## [Do this]
Isolate every line in the records below with "that" in it.

## [Entries]

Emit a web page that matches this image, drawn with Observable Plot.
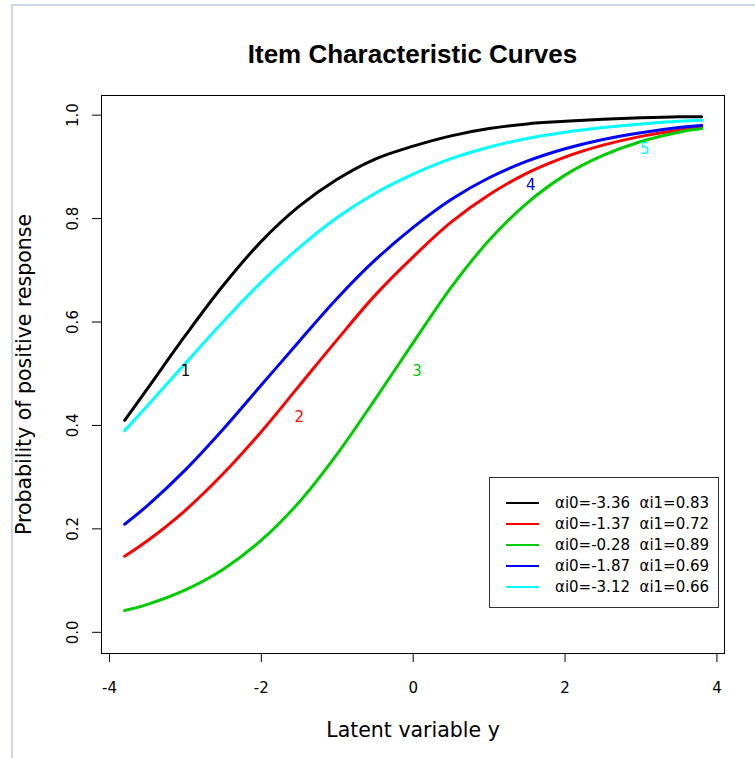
<!DOCTYPE html>
<html><head><meta charset="utf-8">
<script src="https://cdn.jsdelivr.net/npm/d3@7"></script>
<script src="https://cdn.jsdelivr.net/npm/@observablehq/plot@0.6"></script>
<style>
body{margin:0;background:#fff;font-family:"DejaVu Sans",sans-serif}
#wrap{position:relative;width:755px;height:758px;overflow:hidden;background:#fff}
#frame{position:absolute;left:11px;top:4px;width:760px;height:770px;border-left:2px solid #c6d9f0;border-top:2px solid #c6d9f0;box-sizing:border-box}
#title{position:absolute;left:101px;width:623px;top:39px;line-height:32px;text-align:center;font:bold 26px "Liberation Sans",Arial,sans-serif;color:#000}
#chart{position:absolute;left:0;top:80px}
#legend{position:absolute;left:489px;top:477px;width:230px;height:131px;border:1px solid #333;box-sizing:border-box;background:#fff}
.row{position:absolute;left:0;height:20px;width:100%}
.sw{position:absolute;left:16px;width:33px;height:2px;top:9px}
.lt{position:absolute;left:65px;top:0;line-height:20px;font-size:15px;white-space:pre;color:#000}
</style></head>
<body>
<div id="wrap">
  <div id="frame"></div>
  <div id="title">Item Characteristic Curves</div>
  <div id="chart"></div>
  <div id="legend"></div>
</div>
<script>
// Latent variable grid (x)
const xs = [-3.8,-3.5,-3,-2.5,-2,-1.5,-1,-0.5,0,0.5,1,1.5,2,2.5,3,3.5,3.8];
// Probability of positive response, one array per item
const item1 = [0.410,0.471,0.574,0.671,0.756,0.824,0.876,0.915,0.940,0.960,0.974,0.983,0.988,0.992,0.995,0.997,0.997];
const item2 = [0.147,0.177,0.236,0.307,0.388,0.477,0.566,0.652,0.726,0.793,0.846,0.888,0.919,0.942,0.959,0.971,0.976];
const item3 = [0.042,0.054,0.082,0.122,0.178,0.252,0.345,0.451,0.560,0.667,0.758,0.830,0.884,0.922,0.949,0.967,0.974];
const item4 = [0.209,0.245,0.314,0.393,0.478,0.563,0.646,0.720,0.783,0.837,0.879,0.911,0.935,0.953,0.966,0.976,0.980];
const item5 = [0.390,0.438,0.520,0.601,0.677,0.744,0.802,0.849,0.886,0.916,0.938,0.955,0.967,0.976,0.983,0.988,0.990];
const itemNames = ["1","2","3","4","5"];
const itemColors = ["#000000","#ff0000","#00cd00","#0000ff","#00ffff"];
// curve number labels (data coordinates)
const labelX = [-3.0,-1.5,0.05,1.55,3.05];
const labelY = [0.505,0.415,0.505,0.865,0.935];
const legendText = ["αi0=-3.36  αi1=0.83","αi0=-1.37  αi1=0.72","αi0=-0.28  αi1=0.89","αi0=-1.87  αi1=0.69","αi0=-3.12  αi1=0.66"];
const xTicks = [-4,-2,0,2,4];
const yTicks = [0,0.2,0.4,0.6,0.8,1.0];

const series = [item1,item2,item3,item4,item5];
const rows = [];
series.forEach((arr,i)=>arr.forEach((v,j)=>rows.push({item:itemNames[i], x:xs[j], p:v})));
const labels = itemNames.map((n,i)=>({item:n, x:labelX[i], p:labelY[i]}));

const chart = Plot.plot({
  width:755, height:678,
  marginLeft:101, marginRight:31, marginTop:15, marginBottom:105,
  style:{fontFamily:"DejaVu Sans, sans-serif", background:"transparent", overflow:"visible"},
  x:{domain:[-4.105,4.1]},
  y:{domain:[-0.041,1.038]},
  color:{domain:itemNames, range:itemColors},
  marks:[
    Plot.frame({stroke:"#000", strokeWidth:1}),
    Plot.axisX({ticks:xTicks, tickSize:9, tickPadding:20, fontSize:15, tickFormat:d=>String(d).replace("−","-"), label:null, stroke:"#000"}),
    Plot.axisY({ticks:yTicks, tickSize:9, tickFormat:()=>"", label:null, stroke:"#000"}),
    Plot.text(yTicks, {y:d=>d, frameAnchor:"left", dx:-28, rotate:-90, text:d3.format(".1f"), fontSize:15, textAnchor:"middle", lineAnchor:"middle", fill:"#000"}),
    Plot.text(["Probability of positive response"], {frameAnchor:"left", dx:-77, rotate:-90, text:d=>d, fontSize:20.5, textAnchor:"middle", lineAnchor:"middle", fill:"#000"}),
    Plot.text(["Latent variable y"], {frameAnchor:"bottom", dy:77, text:d=>d, fontSize:20.5, textAnchor:"middle", lineAnchor:"middle", fill:"#000"}),
    Plot.line(rows, {x:"x", y:"p", z:"item", stroke:"item", strokeWidth:3, curve:"catmull-rom"}),
    Plot.text(labels, {x:"x", y:"p", text:"item", fill:"item", fontSize:15, lineAnchor:"middle"})
  ]
});
chart.querySelectorAll("text").forEach(t=>{ if(t.textContent.includes("−")) t.textContent=t.textContent.replace("−","-"); });
document.getElementById("chart").appendChild(chart);

const leg = document.getElementById("legend");
legendText.forEach((t,i)=>{
  const r = document.createElement("div");
  r.className="row"; r.style.top=(15+21*i)+"px";
  r.innerHTML = `<div class="sw" style="background:${itemColors[i]}"></div><div class="lt"></div>`;
  r.querySelector(".lt").textContent = t;
  leg.appendChild(r);
});
</script>
</body></html>
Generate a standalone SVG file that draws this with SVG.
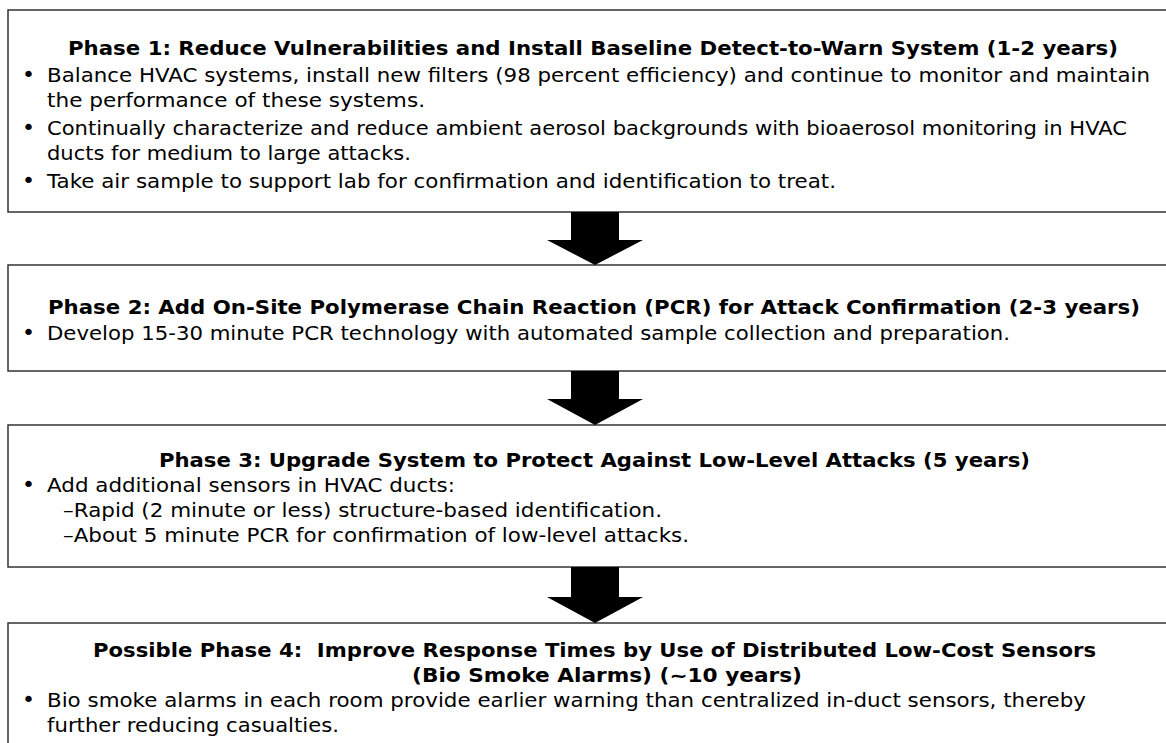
<svg xmlns="http://www.w3.org/2000/svg" width="1166" height="743" viewBox="0 0 1166 743">
<style>
.box{fill:#fff;stroke:#333;stroke-width:1.5}
.t{font-family:"DejaVu Sans",Verdana,sans-serif;font-size:19px;font-weight:bold;fill:#000;white-space:pre}
.b{font-family:"DejaVu Sans",Verdana,sans-serif;font-size:19.5px;fill:#000;white-space:pre}
.bul{font-family:"DejaVu Sans",Verdana,sans-serif;font-size:22px;fill:#000;text-anchor:middle}
.arr{fill:#000}
</style>
<rect x="0" y="0" width="1166" height="743" fill="#fff"/>
<g id="phase1">
<rect class="box" x="8" y="10" width="1180" height="202"/>
<text class="t" x="68" y="55" textLength="1050" lengthAdjust="spacingAndGlyphs">Phase 1: Reduce Vulnerabilities and Install Baseline Detect-to-Warn System (1-2 years)</text>
<text class="bul" x="28.5" y="82">•</text>
<text class="b" x="47" y="82" textLength="1103" lengthAdjust="spacingAndGlyphs">Balance HVAC systems, install new filters (98 percent efficiency) and continue to monitor and maintain</text>
<text class="b" x="47" y="107" textLength="378" lengthAdjust="spacingAndGlyphs">the performance of these systems.</text>
<text class="bul" x="28.5" y="135">•</text>
<text class="b" x="47" y="135" textLength="1080" lengthAdjust="spacingAndGlyphs">Continually characterize and reduce ambient aerosol backgrounds with bioaerosol monitoring in HVAC</text>
<text class="b" x="47" y="160" textLength="364" lengthAdjust="spacingAndGlyphs">ducts for medium to large attacks.</text>
<text class="bul" x="28.5" y="188">•</text>
<text class="b" x="47" y="188" textLength="789" lengthAdjust="spacingAndGlyphs">Take air sample to support lab for confirmation and identification to treat.</text>
</g>
<g id="phase2">
<rect class="box" x="8" y="265" width="1180" height="106"/>
<text class="t" x="48" y="314" textLength="1092" lengthAdjust="spacingAndGlyphs">Phase 2: Add On-Site Polymerase Chain Reaction (PCR) for Attack Confirmation (2-3 years)</text>
<text class="bul" x="28.5" y="340">•</text>
<text class="b" x="47" y="340" textLength="963" lengthAdjust="spacingAndGlyphs">Develop 15-30 minute PCR technology with automated sample collection and preparation.</text>
</g>
<g id="phase3">
<rect class="box" x="8" y="425" width="1180" height="142"/>
<text class="t" x="159" y="467" textLength="871" lengthAdjust="spacingAndGlyphs">Phase 3: Upgrade System to Protect Against Low-Level Attacks (5 years)</text>
<text class="bul" x="28.5" y="492">•</text>
<text class="b" x="47" y="492" textLength="408" lengthAdjust="spacingAndGlyphs">Add additional sensors in HVAC ducts:</text>
<text class="b" x="63" y="517" textLength="599" lengthAdjust="spacingAndGlyphs">–Rapid (2 minute or less) structure-based identification.</text>
<text class="b" x="63" y="542" textLength="626" lengthAdjust="spacingAndGlyphs">–About 5 minute PCR for confirmation of low-level attacks.</text>
</g>
<g id="phase4">
<rect class="box" x="8" y="623" width="1180" height="140"/>
<text class="t" x="93" y="657" textLength="1003" lengthAdjust="spacingAndGlyphs">Possible Phase 4:  Improve Response Times by Use of Distributed Low-Cost Sensors</text>
<text class="t" x="412" y="682" textLength="390" lengthAdjust="spacingAndGlyphs">(Bio Smoke Alarms) (~10 years)</text>
<text class="bul" x="28.5" y="707">•</text>
<text class="b" x="47" y="707" textLength="1039" lengthAdjust="spacingAndGlyphs">Bio smoke alarms in each room provide earlier warning than centralized in-duct sensors, thereby</text>
<text class="b" x="47" y="732" textLength="292" lengthAdjust="spacingAndGlyphs">further reducing casualties.</text>
</g>
<g id="connectors">
<polygon class="arr" points="571,212 619,212 619,240 643,240 595,265 547,240 571,240"/>
<polygon class="arr" points="571,371 619,371 619,399 643,399 595,425 547,399 571,399"/>
<polygon class="arr" points="571,567 619,567 619,597 643,597 595,623 547,597 571,597"/>
</g>
</svg>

## [Written response]
Emit a web page that matches this image, drawn with Observable Plot.
Generate a standalone SVG file that draws this with SVG.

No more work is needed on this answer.